One of the primary obstacles to doing that, however, as we noted in a lengthyHuffington blog post titled “America’s Cities: An ‘Urban Crisis’ Ignored” posted in March of 2015, is that a metropolitan area is a statistical concept and not an operational one.
The metropolitan area is comprised of a large population core (think inner city) and adjacent communities having a high degree of social and economic integration with that core (think suburbs). In many of the those areas, most of those in poverty tend to live in the city – except for the wealthiest who live in high rises downtown – and the suburbs are relatively affluent (although this has changed over the past decade as many suburbs in metro area have increased their poverty population).

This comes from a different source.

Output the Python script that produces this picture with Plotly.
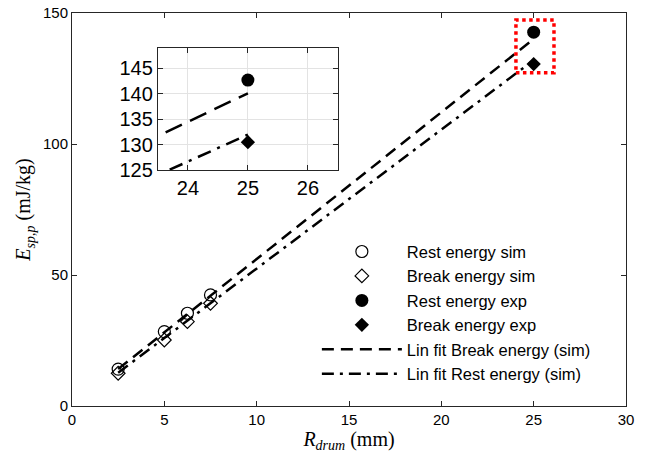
import plotly.graph_objects as go

# ---- data ----
r_sim = [2.5, 5.0, 6.25, 7.5]
rest_sim = [14.1, 28.4, 35.4, 42.4]
break_sim = [12.5, 25.2, 32.2, 39.2]

r_exp = [25.0]
rest_exp = [142.7]
break_exp = [130.5]

fit_x = [2.5, 25.0]
fit_break_label_line = [14.1, 140.1]   # dashed line (upper)
fit_rest_label_line = [12.7, 132.0]    # dash-dot line (lower)

x_ticks = [0, 5, 10, 15, 20, 25, 30]
y_ticks = [0, 50, 100, 150]
inset_x_ticks = [24, 25, 26]
inset_y_ticks = [125, 130, 135, 140, 145]

FONT = "Liberation Sans, Arial, sans-serif"
SERIF = "Liberation Serif, Times New Roman, serif"
DASH = "12px,7px"
DASHDOT = "12px,6px,3px,6px"

fig = go.Figure()

def add_all(xa, ya, show, dash, dashdot, lw):
    fig.add_trace(go.Scatter(x=r_sim, y=rest_sim, mode="markers", name="Rest energy sim",
                             marker=dict(symbol="circle-open", size=12, color="black", line=dict(width=1.2)),
                             xaxis=xa, yaxis=ya, showlegend=show))
    fig.add_trace(go.Scatter(x=r_sim, y=break_sim, mode="markers", name="Break energy sim",
                             marker=dict(symbol="diamond-open", size=10.5, color="black", line=dict(width=1.2)),
                             xaxis=xa, yaxis=ya, showlegend=show))
    fig.add_trace(go.Scatter(x=r_exp, y=rest_exp, mode="markers", name="Rest energy exp",
                             marker=dict(symbol="circle", size=13, color="black"),
                             xaxis=xa, yaxis=ya, showlegend=show))
    fig.add_trace(go.Scatter(x=r_exp, y=break_exp, mode="markers", name="Break energy exp",
                             marker=dict(symbol="diamond", size=11, color="black"),
                             xaxis=xa, yaxis=ya, showlegend=show))
    fig.add_trace(go.Scatter(x=fit_x, y=fit_break_label_line, mode="lines", name="Lin fit Break energy (sim)",
                             line=dict(color="black", width=lw, dash=dash),
                             xaxis=xa, yaxis=ya, showlegend=show))
    fig.add_trace(go.Scatter(x=fit_x, y=fit_rest_label_line, mode="lines", name="Lin fit Rest energy (sim)",
                             line=dict(color="black", width=lw, dash=dashdot),
                             xaxis=xa, yaxis=ya, showlegend=show))

add_all("x", "y", True, DASH, DASHDOT, 2.5)
add_all("x2", "y2", False, "18px,9px", "14px,7px,3px,7px", 2.5)

axis_common = dict(showline=True, linecolor="#262626", linewidth=1, mirror="ticks",
                   ticks="inside", ticklen=5, tickcolor="#262626", zeroline=False,
                   automargin=False)

fig.update_layout(
    width=646, height=456,
    margin=dict(l=72, r=20, t=13, b=50),
    paper_bgcolor="white", plot_bgcolor="white",
    font=dict(family=FONT, color="black", size=15),
    xaxis=dict(range=[0, 30], tickvals=x_ticks, showgrid=False,
               tickfont=dict(size=15),
               title=dict(text="<i>R</i><sub><i>drum</i></sub> (mm)", font=dict(family=SERIF, size=20), standoff=0),
               **axis_common),
    yaxis=dict(range=[0, 150], tickvals=y_ticks, showgrid=False,
               tickfont=dict(size=15),
               title=dict(text="<i>E</i><sub><i>sp,p</i></sub> (mJ/kg)", font=dict(family=SERIF, size=20), standoff=6),
               **axis_common),
    xaxis2=dict(domain=[0.155, 0.480], anchor="y2", range=[23.5, 26.5], tickvals=inset_x_ticks,
                showgrid=True, gridcolor="#e3e3e3", gridwidth=1, tickfont=dict(size=20),
                **axis_common),
    yaxis2=dict(domain=[0.600, 0.911], anchor="x2", range=[125, 149], tickvals=inset_y_ticks,
                showgrid=True, gridcolor="#e3e3e3", gridwidth=1, tickfont=dict(size=20),
                **axis_common),
    legend=dict(x=0.442, y=0.437, xanchor="left", yanchor="top", bgcolor="rgba(0,0,0,0)",
                font=dict(size=16.5, family=FONT), tracegroupgap=0, itemwidth=80),
    shapes=[dict(type="rect", xref="x", yref="y", x0=24.04, x1=26.1, y0=127.2, y1=147.3,
                 line=dict(color="red", width=3.5, dash="dot"))],
)

fig.write_html("out.html")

There are multiple governments in metro areas – each with their own agendas and citizen’s needs and demands to try to address and satisfy. There are usually overlapping jurisdictions (think city and county). Given these layers of complexity, cooperation and collaboration in problem-solving is not necessarily the order of the day.
These metropolitan areas share a common core but lack a common ground. In order to address the category of inclusion and the issue of IEW, that ground has to be established.
In our earlier blog, we advanced three “radical recommendations” for accomplishing this. They were:
- Recommendation 1: Eliminate the middle man for federal government grants. (By-pass the state. Give grants directly to local governments and provide incentives for them to work together in solving regional problems.
- Recommendation 2: Consolidate governments in metropolitan areas and/or create alternative operational configurations for decision-making and/or delivery of services in metropolitan areas.
- Recommendation 3: Require metropolitan area gain sharing plans.
We did not expect those recommendations to be embraced when we presented them last year. We did so because we wanted to re-establish a debate on what to do about the decaying cities at the center of many of our metropolitan areas.
We repeat them now because the MPP’s Monitor casts a bright light on the criticality of this need and substantial information for rekindling the debate – and moving forward toward inclusive solutions for IEW.
Moving forward is what is required. As the Monitor’s findings demonstrate all to well, we have spent the last five years moving backward.
As the old saying goes, the journey of a thousand miles begins with a single step. This new data gives us the essential step to begin that journey.
It will be up to national and regional leaders and affected citizens to determine whether that journey can be completed by creating the condition of Individual Economic Well-Being of and for all.